New on blu ray from Criterion: Vinterberg’s second feature film Festen (The Celebration), being Dogme 95’s first film, followed by Lars von Trier’s The Idiots. It is nothing but pure pleasure for this viewer to read over the Dogme 95 requirements:

  1. Shooting must be done on location. Props and sets must not be brought in (if a particular prop is necessary for the story, a location must be chosen where this prop is to be found).
  2. The sound must never be produced apart from the images or vice versa. (Music must not be used unless it occurs where the scene is being shot.)
  3. The camera must be hand-held. Any movement or immobility attainable in the hand is permitted.
  4. The film must be in colour. Special lighting is not acceptable. (If there is too little light for exposure the scene must be cut or a single lamp be attached to the camera.)
  5. Optical work and filters are forbidden.
  6. The film must not contain superficial action. (Murders, weapons, etc. must not occur.)
  7. Temporal and geographical alienation are forbidden. (That is to say that the film takes place here and now.)
  8. Genre movies are not acceptable.
  9. The film format must be Academy 35 mm.
  10. The director must not be credited.

Also the lovely “Vow of Chastity”:
“Furthermore I swear as a director to refrain from personal taste! I am no longer an artist. I swear to refrain from creating a 'work', as I regard the instant as more important than the whole. My supreme goal is to force the truth out of my characters and settings. I swear to do so by all the means available and at the cost of any good taste and any aesthetic considerations. Thus I make my VOW OF CHASTITY.″

These rules perhaps in the cinema of the avant-garde are more commonplace, but for a narrative director to take them on was/is awe inspiring. Rule 2 (The sound must never be produced apart from the images or vice versa) struck me while watching Festen in the way that the sound moves so elegantly from shot to shot, sometimes coming in as a narrative tool, going beyond current sound design methods in a way that seems more like in the world of chance techniques. The sound and image relationship if one is engaged in it, is pure poetry, hovering somewhere between Saul Levine's works and Luc Ferrari's montages, what first feels random becomes full of emotion and pleasure. Room tone shifts quickly with fast editing like a speed up David Lynch film.  Jesus H  this film is just stunning!

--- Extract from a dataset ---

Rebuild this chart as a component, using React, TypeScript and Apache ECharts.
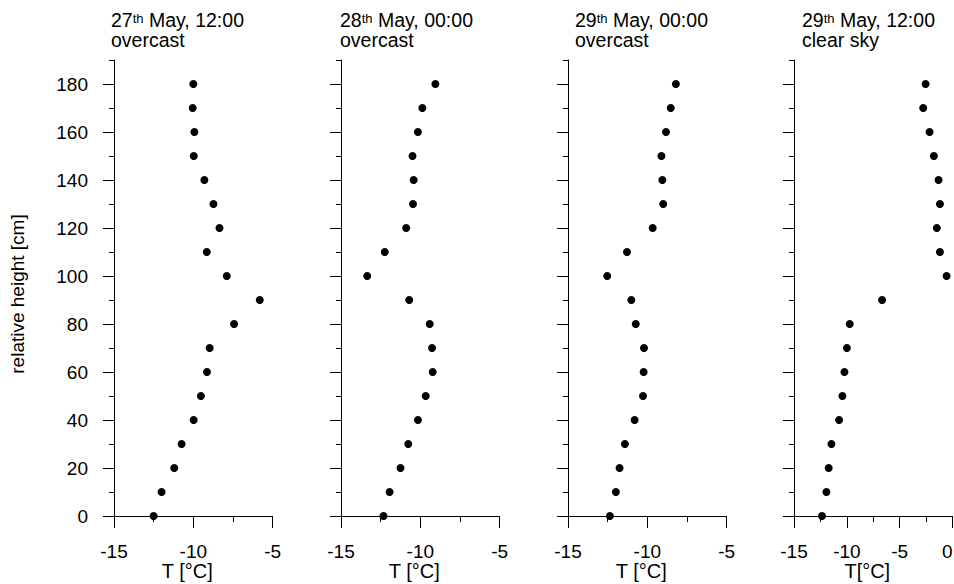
import React, { useEffect, useRef } from "react";
import * as echarts from "echarts";

// ---- data ----
const heights = [0, 10, 20, 30, 40, 50, 60, 70, 80, 90, 100, 110, 120, 130, 140, 150, 160, 170, 180];
const tMay27Noon = [-12.5, -12.0, -11.2, -10.74, -9.98, -9.52, -9.14, -8.97, -7.43, -5.81, -7.89, -9.15, -8.35, -8.73, -9.3, -9.97, -9.93, -10.04, -10.0];
const tMay28Midnight = [-12.32, -11.94, -11.25, -10.76, -10.15, -9.66, -9.22, -9.26, -9.41, -10.7, -13.35, -12.24, -10.89, -10.46, -10.42, -10.49, -10.15, -9.87, -9.05];
const tMay29Midnight = [-12.36, -11.98, -11.75, -11.41, -10.8, -10.27, -10.23, -10.21, -10.73, -11.01, -12.53, -11.28, -9.66, -9.0, -9.05, -9.11, -8.82, -8.52, -8.2];
const tMay29Noon = [-12.35, -11.93, -11.72, -11.46, -10.74, -10.42, -10.23, -10.0, -9.73, -6.67, -0.57, -1.2, -1.49, -1.2, -1.33, -1.77, -2.18, -2.78, -2.56];

const panelSeries = [tMay27Noon, tMay28Midnight, tMay29Midnight, tMay29Noon];
const panelDays = ["27", "28", "29", "29"];
const panelTimes = [" May, 12:00", " May, 00:00", " May, 00:00", " May, 12:00"];
const panelSky = ["overcast", "overcast", "overcast", "clear sky"];
const xAxisNames = ["T [°C]", "T [°C]", "T [°C]", "T[°C]"];
const xMins = [-15, -15, -15, -15];
const xMaxes = [-5, -5, -5, 0];
const xTickInterval = 5;
const yMin = 0;
const yMax = 190;
const yMajorTicks = [0, 20, 40, 60, 80, 100, 120, 140, 160, 180];
const yAxisName = "relative height [cm]";

// ---- layout ----
const FONT = "'Liberation Sans', Arial, sans-serif";
const panelLefts = [114, 341, 568, 794];
const panelWidth = 158.6;
const gridTop = 60;
const gridHeight = 456;
const titleX = [111, 340, 575, 802];

export default function App() {
  const ref = useRef<HTMLDivElement>(null);

  useEffect(() => {
    if (!ref.current) return;
    const chart = echarts.init(ref.current, null, { renderer: "svg" });

    const grids: any[] = [];
    const xAxes: any[] = [];
    const yAxes: any[] = [];
    const series: any[] = [];
    const graphics: any[] = [];

    panelSeries.forEach((vals, i) => {
      grids.push({
        left: panelLefts[i],
        top: gridTop,
        width: panelWidth,
        height: gridHeight,
        containLabel: false,
        outerBoundsMode: "none",
      });
      xAxes.push({
        type: "value",
        gridIndex: i,
        min: xMins[i],
        max: xMaxes[i],
        interval: xTickInterval,
        position: "bottom",
        axisLine: { show: true, onZero: false, lineStyle: { color: "#000", width: 1 } },
        axisTick: { show: true, length: 12, lineStyle: { color: "#000", width: 1 } },
        minorTick: { show: true, splitNumber: 2, length: 6, lineStyle: { color: "#000", width: 1 } },
        splitLine: { show: false },
        minorSplitLine: { show: false },
        axisLabel: {
          show: true,
          margin: 27,
          color: "#000",
          fontSize: 19,
          lineHeight: 16,
          fontFamily: FONT,
          showMinLabel: true,
          showMaxLabel: true,
          hideOverlap: false,
          alignMaxLabel: i === 3 ? "right" : undefined,
        },
        name: xAxisNames[i],
        nameLocation: "middle",
        nameGap: 46,
        nameMoveOverlap: false,
        nameTextStyle: {
          color: "#000",
          fontSize: 20,
          lineHeight: 17,
          fontFamily: FONT,
          padding: [0, 12, 0, 0],
        },
      });
      // all ticks (every 10), short
      yAxes.push({
        type: "value",
        gridIndex: i,
        min: yMin,
        max: yMax,
        interval: 10,
        position: "left",
        axisLine: { show: true, onZero: false, lineStyle: { color: "#000", width: 1 } },
        axisTick: { show: true, length: 5, lineStyle: { color: "#000", width: 1 } },
        axisLabel: { show: false },
        splitLine: { show: false },
      });
      // major ticks (every 20) and labels
      yAxes.push({
        type: "value",
        gridIndex: i,
        min: yMin,
        max: yMax,
        interval: 20,
        position: "left",
        axisLine: { show: false, onZero: false },
        axisTick: { show: true, length: 11, customValues: yMajorTicks, lineStyle: { color: "#000", width: 1 } },
        axisLabel: {
          show: i === 0,
          customValues: yMajorTicks,
          margin: 26,
          color: "#000",
          fontSize: 19,
          fontFamily: FONT,
          formatter: (v: number) => (yMajorTicks.indexOf(v) >= 0 ? String(v) : ""),
        },
        splitLine: { show: false },
      });
      series.push({
        type: "scatter",
        xAxisIndex: i,
        yAxisIndex: i * 2,
        symbol: "circle",
        symbolSize: 8,
        clip: false,
        itemStyle: { color: "#000", opacity: 1 },
        data: vals.map((t, k) => [t, heights[k]]),
      });
      graphics.push({
        type: "text",
        x: titleX[i],
        y: 20,
        style: {
          text: `{n|${panelDays[i]}}{s|th}{n|${panelTimes[i]}}`,
          align: "left",
          verticalAlign: "middle",
          fill: "#000",
          rich: {
            n: { fontSize: 19.5, lineHeight: 16, fontFamily: FONT, fill: "#000", color: "#000" },
            s: { fontSize: 13, lineHeight: 12, fontFamily: FONT, fill: "#000", color: "#000", verticalAlign: "top" },
          },
        },
      });
      graphics.push({
        type: "text",
        x: titleX[i],
        y: 40,
        style: {
          text: panelSky[i],
          align: "left",
          verticalAlign: "middle",
          fill: "#000",
          fontSize: 19.5,
          lineHeight: 16,
          fontFamily: FONT,
        },
      });
    });

    graphics.push({
      type: "text",
      x: 17,
      y: 294,
      rotation: Math.PI / 2,
      style: {
        text: yAxisName,
        align: "center",
        verticalAlign: "middle",
        fill: "#000",
        fontSize: 19,
        fontFamily: FONT,
      },
    });

    chart.setOption({
      animation: false,
      backgroundColor: "#fff",
      grid: grids,
      xAxis: xAxes,
      yAxis: yAxes,
      series,
      graphic: graphics,
    });

    return () => chart.dispose();
  }, []);

  return (
    <div
      ref={ref}
      style={{ position: "fixed", left: 0, top: 0, width: 954, height: 584, background: "#fff" }}
    />
  );
}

Hal Needham Smokey and the Bandit 1977

Essential 4K viewing. Also recently watched Needham's Rad in 4k.

James Whale Frankenstein 1931

Essential 4K viewing. Love thinking about Víctor Erice's Spirit of the Beehive whist watching this.

 John G. Avildsen The Karate Kid Part II 1986

Essential 4K viewing.

Jeong Chang-Hwa King Boxer (5 Fingers of Death) 1972

From Arrow's ShawScope Volume One box set. For this viewer, the English overdubbing in Shaw Brothers films was always something too difficult to get past, and now seeing King Boxer in the original Mandarin, the poetics finally are unleashed. Included is a quite nice history of the Shaw Brothers by Tony Rayns.

Paolo Sorrentino The Hand of God 2021

Problematic in the Fellini tradition.

Pablo Larraín Spencer 2021

Story and acting lacking, yet with beautiful soundtrack by Johnny Greenwood (perhaps in a Polish jazz or 70s ECM tradition!), and beyond lovely photography by Claire Mathon (Portrait of a Lady on Fire and Atlantics).